Two centuries on, this boundary was moving to something more reasonable: Sir Edward Coke, the renown Elizabethan jurist, believed that both "madmen" and children under 14 could not be thought of as having full discretion or understanding. Yet in 1629 a boy of nine was hanged for burning two barns "it appearing that he had malice, revenge, craft and cunning". It was up to the jury to decide the child's state of development. (Attempts at concealment were often fatal, being judged as showing understanding of the wrongness of the action.)
That was to be the death of William York, a poorhouse boy who had been working as a servant who was aged 10 when on 5 August 1748 he was tried for the death of a five-year-old girl who had been in his charge. He had hidden the body in a dungheap and admitted the crime, under pressure. Nineteen villagers petitioned for mercy, to their credit, and the inevitable capital sentence was postponed for three sessions while legal experts conferred, but in the end the sentence was carried out.

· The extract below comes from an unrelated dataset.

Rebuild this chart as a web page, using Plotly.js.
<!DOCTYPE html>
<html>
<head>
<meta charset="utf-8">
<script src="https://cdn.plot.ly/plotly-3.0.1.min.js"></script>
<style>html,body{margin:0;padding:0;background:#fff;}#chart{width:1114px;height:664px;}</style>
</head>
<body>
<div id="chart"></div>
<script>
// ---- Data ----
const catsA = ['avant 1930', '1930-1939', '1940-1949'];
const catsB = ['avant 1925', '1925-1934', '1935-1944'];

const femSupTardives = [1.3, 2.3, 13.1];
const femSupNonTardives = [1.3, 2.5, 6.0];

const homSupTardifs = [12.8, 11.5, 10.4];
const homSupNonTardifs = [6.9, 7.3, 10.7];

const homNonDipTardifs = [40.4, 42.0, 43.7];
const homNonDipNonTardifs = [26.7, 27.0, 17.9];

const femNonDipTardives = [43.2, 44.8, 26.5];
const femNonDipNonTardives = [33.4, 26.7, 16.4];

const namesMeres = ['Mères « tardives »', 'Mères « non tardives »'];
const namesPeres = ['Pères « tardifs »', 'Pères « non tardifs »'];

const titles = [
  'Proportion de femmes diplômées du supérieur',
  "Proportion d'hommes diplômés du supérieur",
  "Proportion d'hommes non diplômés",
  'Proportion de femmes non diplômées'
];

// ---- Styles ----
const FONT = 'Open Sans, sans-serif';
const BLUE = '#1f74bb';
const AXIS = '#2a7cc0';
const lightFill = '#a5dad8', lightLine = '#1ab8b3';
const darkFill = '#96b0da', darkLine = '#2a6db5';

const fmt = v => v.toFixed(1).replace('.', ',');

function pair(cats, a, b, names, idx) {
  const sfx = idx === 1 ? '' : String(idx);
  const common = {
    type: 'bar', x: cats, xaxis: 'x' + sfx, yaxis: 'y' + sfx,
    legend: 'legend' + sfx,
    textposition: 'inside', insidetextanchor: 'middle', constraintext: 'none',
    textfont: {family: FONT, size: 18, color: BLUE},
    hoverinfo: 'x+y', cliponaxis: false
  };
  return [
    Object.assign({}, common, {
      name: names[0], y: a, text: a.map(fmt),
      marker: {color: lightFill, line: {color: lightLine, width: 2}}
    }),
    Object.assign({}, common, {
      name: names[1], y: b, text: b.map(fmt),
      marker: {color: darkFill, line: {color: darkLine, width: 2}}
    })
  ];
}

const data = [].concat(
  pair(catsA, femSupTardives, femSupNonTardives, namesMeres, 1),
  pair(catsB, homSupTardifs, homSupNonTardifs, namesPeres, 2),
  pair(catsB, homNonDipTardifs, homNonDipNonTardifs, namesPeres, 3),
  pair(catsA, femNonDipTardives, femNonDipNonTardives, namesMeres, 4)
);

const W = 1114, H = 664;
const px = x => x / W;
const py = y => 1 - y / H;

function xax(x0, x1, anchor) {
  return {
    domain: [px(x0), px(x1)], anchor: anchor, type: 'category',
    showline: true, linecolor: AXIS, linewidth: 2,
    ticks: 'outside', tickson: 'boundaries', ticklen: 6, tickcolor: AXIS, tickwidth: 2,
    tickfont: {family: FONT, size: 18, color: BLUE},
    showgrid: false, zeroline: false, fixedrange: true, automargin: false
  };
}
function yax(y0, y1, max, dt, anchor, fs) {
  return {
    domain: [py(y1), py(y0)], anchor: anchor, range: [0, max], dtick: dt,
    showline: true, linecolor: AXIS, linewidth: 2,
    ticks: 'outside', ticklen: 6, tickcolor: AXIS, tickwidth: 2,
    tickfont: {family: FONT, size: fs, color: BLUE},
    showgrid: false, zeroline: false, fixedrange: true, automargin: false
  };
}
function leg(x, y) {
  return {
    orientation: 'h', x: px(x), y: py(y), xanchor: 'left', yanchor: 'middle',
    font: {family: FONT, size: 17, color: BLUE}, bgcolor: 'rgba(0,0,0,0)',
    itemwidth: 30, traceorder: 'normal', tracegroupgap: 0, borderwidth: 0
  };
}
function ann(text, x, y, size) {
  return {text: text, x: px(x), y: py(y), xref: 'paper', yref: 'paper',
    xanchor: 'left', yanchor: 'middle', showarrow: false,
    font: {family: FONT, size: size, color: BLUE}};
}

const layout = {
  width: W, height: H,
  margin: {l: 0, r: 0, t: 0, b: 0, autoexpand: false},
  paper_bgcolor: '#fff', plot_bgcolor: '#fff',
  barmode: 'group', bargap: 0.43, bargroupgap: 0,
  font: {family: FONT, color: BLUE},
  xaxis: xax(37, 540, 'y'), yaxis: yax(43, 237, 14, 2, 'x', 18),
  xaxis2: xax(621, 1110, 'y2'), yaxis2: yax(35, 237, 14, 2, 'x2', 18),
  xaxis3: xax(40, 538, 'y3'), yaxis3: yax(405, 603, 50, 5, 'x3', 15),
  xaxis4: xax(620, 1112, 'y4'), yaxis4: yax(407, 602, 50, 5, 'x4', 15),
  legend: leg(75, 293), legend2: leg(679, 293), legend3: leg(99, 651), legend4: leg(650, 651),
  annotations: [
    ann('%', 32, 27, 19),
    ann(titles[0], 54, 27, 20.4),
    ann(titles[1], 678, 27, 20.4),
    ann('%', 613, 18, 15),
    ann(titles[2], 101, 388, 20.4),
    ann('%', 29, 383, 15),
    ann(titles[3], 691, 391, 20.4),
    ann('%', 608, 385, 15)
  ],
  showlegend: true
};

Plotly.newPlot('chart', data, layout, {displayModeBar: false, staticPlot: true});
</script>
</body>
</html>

It is often proclaimed that child murderers and their acts are a sign of some modern decadence, yet there's a case that Loach has uncovered that shows many aspects of human life (and you'd have to strong suspect the abuse to which children have been subjected) haven't changed. In 1778 three girls aged ten, nine and eight, were tried at the Huntingdon Lent Assizes for the murder of a three year old. A contemporary record reports: "The manner in which they committed this act was by fixing three pins on the end of a stick, which they thrust into the child's body, which lacerated the private parts and soon turned to a mortification of which she languished for a few days and then died." The jury found the girls not guilty by reason of being unable to understand the nature of their act.